START Given data

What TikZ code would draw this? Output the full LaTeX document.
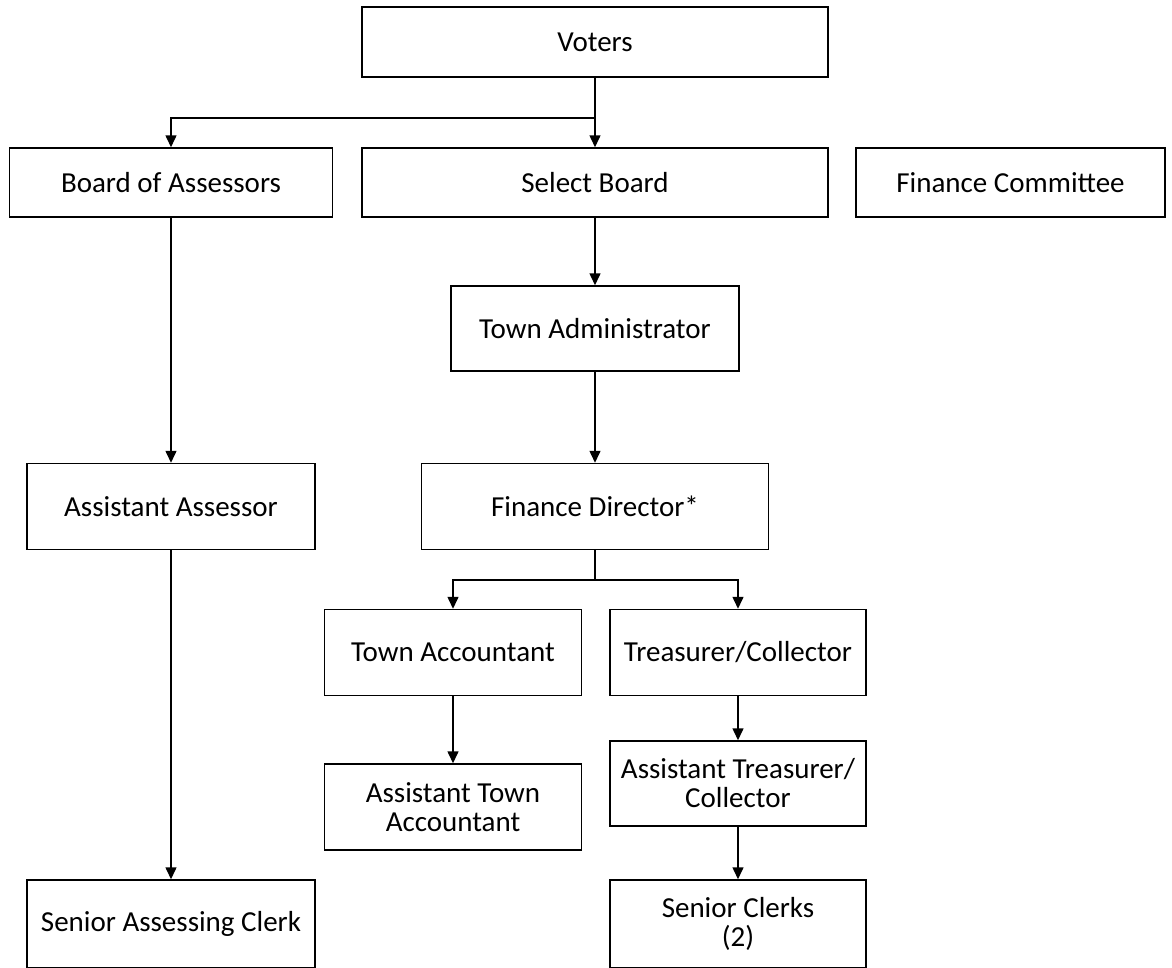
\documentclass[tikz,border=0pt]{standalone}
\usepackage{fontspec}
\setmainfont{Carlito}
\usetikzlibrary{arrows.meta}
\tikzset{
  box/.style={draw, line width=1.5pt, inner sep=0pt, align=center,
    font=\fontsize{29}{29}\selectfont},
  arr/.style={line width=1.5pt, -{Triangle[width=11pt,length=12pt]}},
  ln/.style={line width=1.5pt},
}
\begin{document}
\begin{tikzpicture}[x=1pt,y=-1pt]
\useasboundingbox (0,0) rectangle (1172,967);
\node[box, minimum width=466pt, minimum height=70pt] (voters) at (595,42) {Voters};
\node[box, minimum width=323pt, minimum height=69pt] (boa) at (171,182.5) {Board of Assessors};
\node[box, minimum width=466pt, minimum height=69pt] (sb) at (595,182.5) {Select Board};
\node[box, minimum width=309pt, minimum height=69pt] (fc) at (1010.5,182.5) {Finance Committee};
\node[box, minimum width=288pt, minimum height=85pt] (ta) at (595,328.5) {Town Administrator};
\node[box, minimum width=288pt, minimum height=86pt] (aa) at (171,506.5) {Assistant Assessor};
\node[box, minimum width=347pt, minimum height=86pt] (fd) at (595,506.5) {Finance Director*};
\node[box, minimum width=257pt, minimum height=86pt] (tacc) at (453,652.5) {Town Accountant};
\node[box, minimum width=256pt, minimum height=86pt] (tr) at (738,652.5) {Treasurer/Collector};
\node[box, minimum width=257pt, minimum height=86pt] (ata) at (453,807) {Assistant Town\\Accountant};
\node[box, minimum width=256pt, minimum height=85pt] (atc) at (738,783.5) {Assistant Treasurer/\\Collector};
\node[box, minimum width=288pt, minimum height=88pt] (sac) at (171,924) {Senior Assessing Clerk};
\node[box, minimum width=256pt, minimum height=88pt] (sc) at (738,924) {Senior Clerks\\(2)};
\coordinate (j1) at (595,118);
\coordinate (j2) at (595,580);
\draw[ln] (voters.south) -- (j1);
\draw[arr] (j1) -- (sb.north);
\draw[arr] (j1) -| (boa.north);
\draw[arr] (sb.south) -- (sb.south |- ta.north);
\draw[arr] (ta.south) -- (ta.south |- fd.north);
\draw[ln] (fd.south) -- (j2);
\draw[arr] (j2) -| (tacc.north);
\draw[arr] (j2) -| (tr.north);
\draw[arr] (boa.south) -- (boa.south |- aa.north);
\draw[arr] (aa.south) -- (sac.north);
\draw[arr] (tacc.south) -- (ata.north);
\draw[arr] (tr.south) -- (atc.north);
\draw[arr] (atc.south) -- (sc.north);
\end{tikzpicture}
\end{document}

END Given data

# Stated task
From the material above, copy everything exactly but the pictures.

# Exercise result
What TikZ code would draw this? Output the full LaTeX document.
\documentclass[tikz,border=0pt]{standalone}
\usepackage{fontspec}
\setmainfont{Carlito}
\usetikzlibrary{arrows.meta}
\tikzset{
  box/.style={draw, line width=1.5pt, inner sep=0pt, align=center,
    font=\fontsize{29}{29}\selectfont},
  arr/.style={line width=1.5pt, -{Triangle[width=11pt,length=12pt]}},
  ln/.style={line width=1.5pt},
}
\begin{document}
\begin{tikzpicture}[x=1pt,y=-1pt]
\useasboundingbox (0,0) rectangle (1172,967);
\node[box, minimum width=466pt, minimum height=70pt] (voters) at (595,42) {Voters};
\node[box, minimum width=323pt, minimum height=69pt] (boa) at (171,182.5) {Board of Assessors};
\node[box, minimum width=466pt, minimum height=69pt] (sb) at (595,182.5) {Select Board};
\node[box, minimum width=309pt, minimum height=69pt] (fc) at (1010.5,182.5) {Finance Committee};
\node[box, minimum width=288pt, minimum height=85pt] (ta) at (595,328.5) {Town Administrator};
\node[box, minimum width=288pt, minimum height=86pt] (aa) at (171,506.5) {Assistant Assessor};
\node[box, minimum width=347pt, minimum height=86pt] (fd) at (595,506.5) {Finance Director*};
\node[box, minimum width=257pt, minimum height=86pt] (tacc) at (453,652.5) {Town Accountant};
\node[box, minimum width=256pt, minimum height=86pt] (tr) at (738,652.5) {Treasurer/Collector};
\node[box, minimum width=257pt, minimum height=86pt] (ata) at (453,807) {Assistant Town\\Accountant};
\node[box, minimum width=256pt, minimum height=85pt] (atc) at (738,783.5) {Assistant Treasurer/\\Collector};
\node[box, minimum width=288pt, minimum height=88pt] (sac) at (171,924) {Senior Assessing Clerk};
\node[box, minimum width=256pt, minimum height=88pt] (sc) at (738,924) {Senior Clerks\\(2)};
\coordinate (j1) at (595,118);
\coordinate (j2) at (595,580);
\draw[ln] (voters.south) -- (j1);
\draw[arr] (j1) -- (sb.north);
\draw[arr] (j1) -| (boa.north);
\draw[arr] (sb.south) -- (sb.south |- ta.north);
\draw[arr] (ta.south) -- (ta.south |- fd.north);
\draw[ln] (fd.south) -- (j2);
\draw[arr] (j2) -| (tacc.north);
\draw[arr] (j2) -| (tr.north);
\draw[arr] (boa.south) -- (boa.south |- aa.north);
\draw[arr] (aa.south) -- (sac.north);
\draw[arr] (tacc.south) -- (ata.north);
\draw[arr] (tr.south) -- (atc.north);
\draw[arr] (atc.south) -- (sc.north);
\end{tikzpicture}
\end{document}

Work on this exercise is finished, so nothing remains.